3. Insect Growth and Behavior. Several new species of cockroach have been found in Jocotepec, and some that actually enjoy sunlight (not kidding). Several can be spotted creaming themselves with sun block along the malecon.

4. Many climatologists believe hurricanes intensify as a result of the higher temperatures. So when you see your mirador lounge chairs flying around the church steeple and scaring the hell out of pelicans, it’s climate change.

5. Cutter ants carrying leaf clippings now roll over and siesta every few meters.

pg8

6. Mexican men are starting to wear shorts.

7. Rainfall throughout Mexico during the last two summers has been bashful. Reduced rainfall means reduced soil moisture and higher average temperatures, which affect crop production levels and supply, raising prices and according to the Climate Reality Project, potentially leading to a loss of over half its workable farms and laborers within a decade.   One feels that taking a long shower is like stealing someone’s intravenous anesthetic.
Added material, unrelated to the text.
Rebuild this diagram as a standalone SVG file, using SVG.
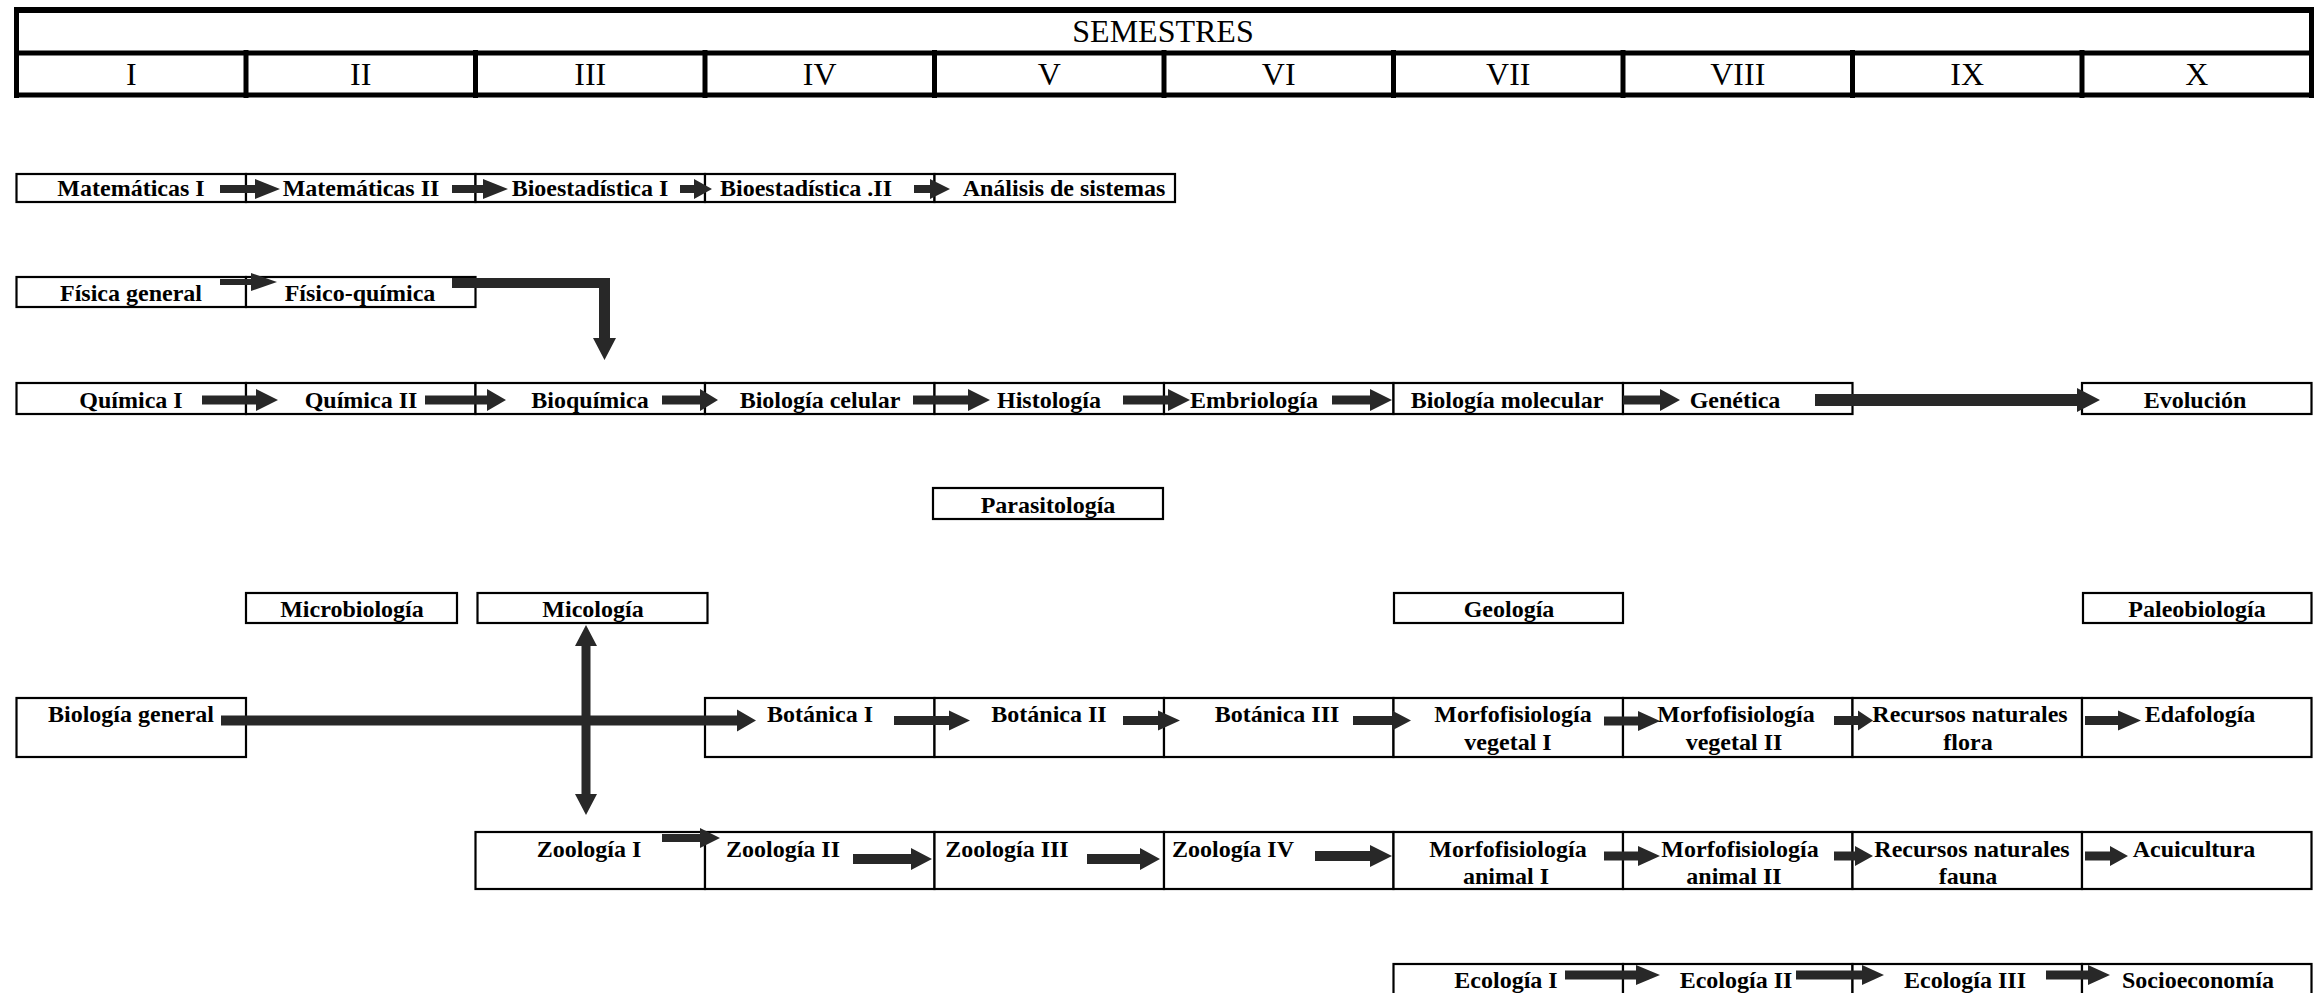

8. Blue-green algae that give the  Lake Chapala water its distinct murky green color darken with the higher temperatures on the north side of the lake. So how do fish see anything? Seldom seen but believed to be living in shallow waters are carp banging into pelican butts.

9. While recycling in Mexico is becoming more sophisticated, many Mexican landfills are still burning waste, producing methane gas and pelican coughing fits. Needless to say, the pelicans are getting fed up with all this. And indications are that their numbers have been reduced at Lakeside.

10. But the most important natural fluctuation in the Earth’s climate due to climate change the El Niño\El Niña appearances (weather’s Bonnie and Clyde). El Niño refers to a short-term period of warm ocean surface temperatures in the tropical Pacific. And regardless of which part of the cycle we are in (El Niño or La Niña), there are consequences for weather around the world, and especially in Mexico. The U.S.’s National Center for Atmospheric Research has raised concerns that El Niño weather is becoming “supercharged,” especially weather patterns in warmer climates like Mexico’s. Future El Niños will make flooding more likely while future La Niñas will bring more drought and intensified wildfire seasons. So with our hot months coming up for Lakeside, watch out.

The Earth is talking back. Just ask the pelicans.